#### [Input material]
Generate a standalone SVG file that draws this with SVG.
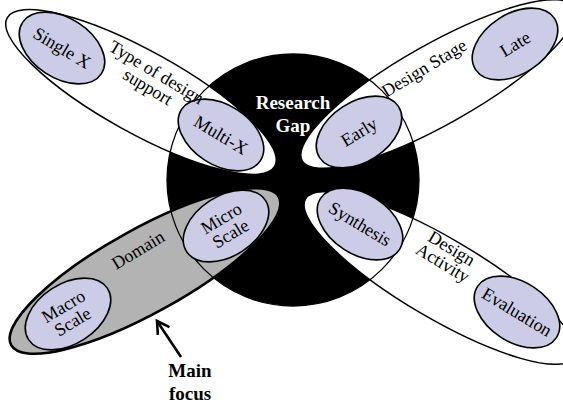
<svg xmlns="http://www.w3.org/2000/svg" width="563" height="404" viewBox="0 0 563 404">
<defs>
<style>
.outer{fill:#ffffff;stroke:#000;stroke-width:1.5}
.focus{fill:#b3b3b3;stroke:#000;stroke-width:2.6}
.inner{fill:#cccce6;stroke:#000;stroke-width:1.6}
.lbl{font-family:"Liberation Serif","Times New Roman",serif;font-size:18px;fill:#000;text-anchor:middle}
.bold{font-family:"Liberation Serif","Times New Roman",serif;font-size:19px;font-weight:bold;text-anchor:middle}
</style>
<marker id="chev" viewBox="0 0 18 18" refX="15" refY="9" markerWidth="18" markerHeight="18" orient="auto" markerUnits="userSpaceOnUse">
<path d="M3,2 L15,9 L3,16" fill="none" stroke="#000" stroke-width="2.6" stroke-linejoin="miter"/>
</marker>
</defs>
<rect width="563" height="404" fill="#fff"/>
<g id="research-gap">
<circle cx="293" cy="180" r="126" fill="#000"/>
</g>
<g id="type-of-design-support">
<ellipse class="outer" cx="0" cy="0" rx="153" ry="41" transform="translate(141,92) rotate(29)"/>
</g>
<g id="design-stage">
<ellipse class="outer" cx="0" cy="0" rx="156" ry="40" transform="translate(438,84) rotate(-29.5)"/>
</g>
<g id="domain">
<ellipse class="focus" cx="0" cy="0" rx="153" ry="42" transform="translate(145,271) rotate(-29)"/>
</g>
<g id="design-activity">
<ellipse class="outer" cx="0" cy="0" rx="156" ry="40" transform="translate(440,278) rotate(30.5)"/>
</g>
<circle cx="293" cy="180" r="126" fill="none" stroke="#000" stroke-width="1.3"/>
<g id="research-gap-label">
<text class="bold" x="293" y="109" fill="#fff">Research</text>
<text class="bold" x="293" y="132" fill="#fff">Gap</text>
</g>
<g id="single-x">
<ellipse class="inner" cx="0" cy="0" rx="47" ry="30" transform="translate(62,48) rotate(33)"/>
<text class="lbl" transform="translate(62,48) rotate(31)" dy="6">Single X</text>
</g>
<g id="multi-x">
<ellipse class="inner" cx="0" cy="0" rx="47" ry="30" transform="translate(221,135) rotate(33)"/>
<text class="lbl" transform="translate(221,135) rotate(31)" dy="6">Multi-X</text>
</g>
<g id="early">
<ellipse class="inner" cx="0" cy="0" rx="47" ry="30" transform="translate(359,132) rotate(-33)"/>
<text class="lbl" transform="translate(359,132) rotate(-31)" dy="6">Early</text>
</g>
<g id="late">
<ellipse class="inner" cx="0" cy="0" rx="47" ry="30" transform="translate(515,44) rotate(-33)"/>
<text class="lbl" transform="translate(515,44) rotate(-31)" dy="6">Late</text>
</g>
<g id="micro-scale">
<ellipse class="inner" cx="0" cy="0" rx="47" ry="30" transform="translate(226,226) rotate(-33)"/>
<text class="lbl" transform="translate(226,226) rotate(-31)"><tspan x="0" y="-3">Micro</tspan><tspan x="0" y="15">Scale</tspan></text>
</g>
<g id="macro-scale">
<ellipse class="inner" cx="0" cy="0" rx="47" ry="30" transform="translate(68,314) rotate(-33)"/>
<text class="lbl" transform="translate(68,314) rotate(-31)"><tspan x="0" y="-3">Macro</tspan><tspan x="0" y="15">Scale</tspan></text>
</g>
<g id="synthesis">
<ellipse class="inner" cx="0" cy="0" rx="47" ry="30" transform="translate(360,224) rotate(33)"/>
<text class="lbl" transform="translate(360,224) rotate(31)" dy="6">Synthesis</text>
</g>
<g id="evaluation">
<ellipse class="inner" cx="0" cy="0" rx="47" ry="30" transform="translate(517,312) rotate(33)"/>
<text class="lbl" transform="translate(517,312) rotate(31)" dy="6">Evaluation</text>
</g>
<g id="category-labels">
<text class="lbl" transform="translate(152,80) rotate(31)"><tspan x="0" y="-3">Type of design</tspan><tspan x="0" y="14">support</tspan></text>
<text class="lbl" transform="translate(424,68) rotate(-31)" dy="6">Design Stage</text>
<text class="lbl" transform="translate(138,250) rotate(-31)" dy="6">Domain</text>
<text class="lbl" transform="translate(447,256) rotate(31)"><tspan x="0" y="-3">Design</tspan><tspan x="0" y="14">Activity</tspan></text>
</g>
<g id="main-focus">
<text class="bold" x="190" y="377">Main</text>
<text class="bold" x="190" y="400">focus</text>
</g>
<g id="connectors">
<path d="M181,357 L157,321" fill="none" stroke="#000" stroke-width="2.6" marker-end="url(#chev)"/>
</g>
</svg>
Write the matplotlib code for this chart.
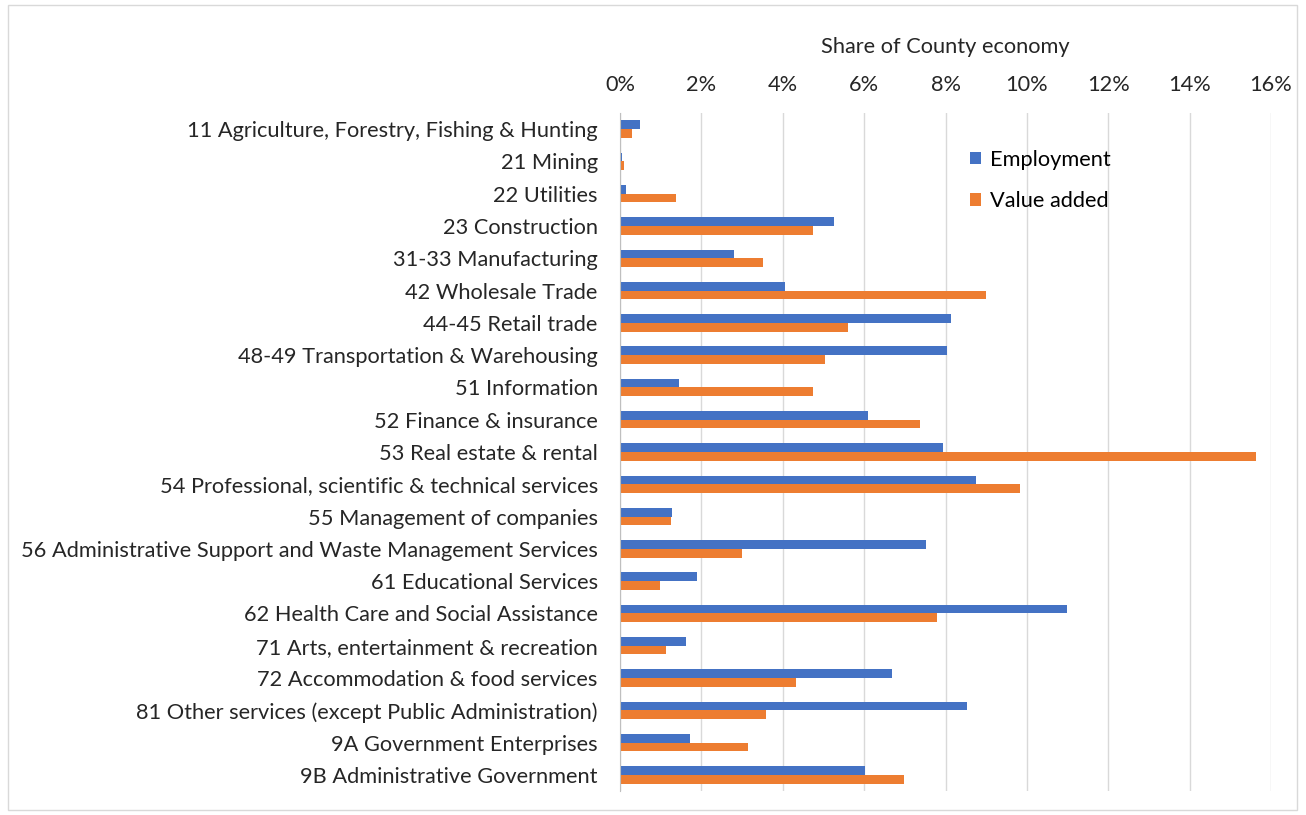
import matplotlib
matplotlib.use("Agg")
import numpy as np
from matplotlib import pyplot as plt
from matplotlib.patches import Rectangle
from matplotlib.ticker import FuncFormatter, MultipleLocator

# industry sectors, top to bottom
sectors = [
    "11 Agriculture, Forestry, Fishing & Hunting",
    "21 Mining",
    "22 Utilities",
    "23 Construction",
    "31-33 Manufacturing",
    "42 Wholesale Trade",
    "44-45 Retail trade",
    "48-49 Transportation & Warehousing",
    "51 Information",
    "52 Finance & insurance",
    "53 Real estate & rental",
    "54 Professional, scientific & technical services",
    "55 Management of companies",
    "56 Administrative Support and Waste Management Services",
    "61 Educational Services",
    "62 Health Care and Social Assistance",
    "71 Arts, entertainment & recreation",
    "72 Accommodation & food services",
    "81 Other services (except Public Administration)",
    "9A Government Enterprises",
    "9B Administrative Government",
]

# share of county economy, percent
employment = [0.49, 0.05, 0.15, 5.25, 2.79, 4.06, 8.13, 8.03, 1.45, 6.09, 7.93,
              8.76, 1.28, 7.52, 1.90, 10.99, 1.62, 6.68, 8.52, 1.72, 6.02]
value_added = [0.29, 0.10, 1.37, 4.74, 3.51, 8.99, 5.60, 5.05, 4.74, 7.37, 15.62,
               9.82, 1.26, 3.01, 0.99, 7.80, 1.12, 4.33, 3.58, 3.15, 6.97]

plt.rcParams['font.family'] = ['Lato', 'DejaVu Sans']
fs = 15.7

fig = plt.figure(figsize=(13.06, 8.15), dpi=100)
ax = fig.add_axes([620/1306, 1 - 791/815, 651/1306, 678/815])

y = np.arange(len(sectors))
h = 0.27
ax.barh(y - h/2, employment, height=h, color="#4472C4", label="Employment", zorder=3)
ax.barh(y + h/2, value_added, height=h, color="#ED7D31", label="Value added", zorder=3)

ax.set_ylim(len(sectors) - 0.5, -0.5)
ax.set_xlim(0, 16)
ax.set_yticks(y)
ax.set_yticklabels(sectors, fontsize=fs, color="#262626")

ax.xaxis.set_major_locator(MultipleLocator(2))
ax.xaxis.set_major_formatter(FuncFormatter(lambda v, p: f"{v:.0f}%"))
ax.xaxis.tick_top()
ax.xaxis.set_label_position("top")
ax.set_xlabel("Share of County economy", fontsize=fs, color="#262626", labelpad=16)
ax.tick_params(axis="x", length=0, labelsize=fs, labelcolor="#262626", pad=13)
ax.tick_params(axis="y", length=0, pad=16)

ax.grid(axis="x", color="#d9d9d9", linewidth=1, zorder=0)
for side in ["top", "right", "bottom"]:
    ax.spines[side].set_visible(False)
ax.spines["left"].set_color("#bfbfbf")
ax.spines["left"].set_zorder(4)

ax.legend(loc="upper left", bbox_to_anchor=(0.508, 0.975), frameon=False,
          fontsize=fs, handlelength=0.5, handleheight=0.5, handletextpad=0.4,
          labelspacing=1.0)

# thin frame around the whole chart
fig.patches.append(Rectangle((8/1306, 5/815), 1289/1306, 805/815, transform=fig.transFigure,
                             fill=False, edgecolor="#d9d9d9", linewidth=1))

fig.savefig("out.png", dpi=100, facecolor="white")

#### [Instructions for the task]
Above are some entries; copy exactly the lines from the line with "Write the matplotlib code for this chart." through the line with "from matplotlib.ticker import", both included, but none of the pictures.

#### [Expected output]
Write the matplotlib code for this chart.
import matplotlib
matplotlib.use("Agg")
import numpy as np
from matplotlib import pyplot as plt
from matplotlib.patches import Rectangle
from matplotlib.ticker import FuncFormatter, MultipleLocator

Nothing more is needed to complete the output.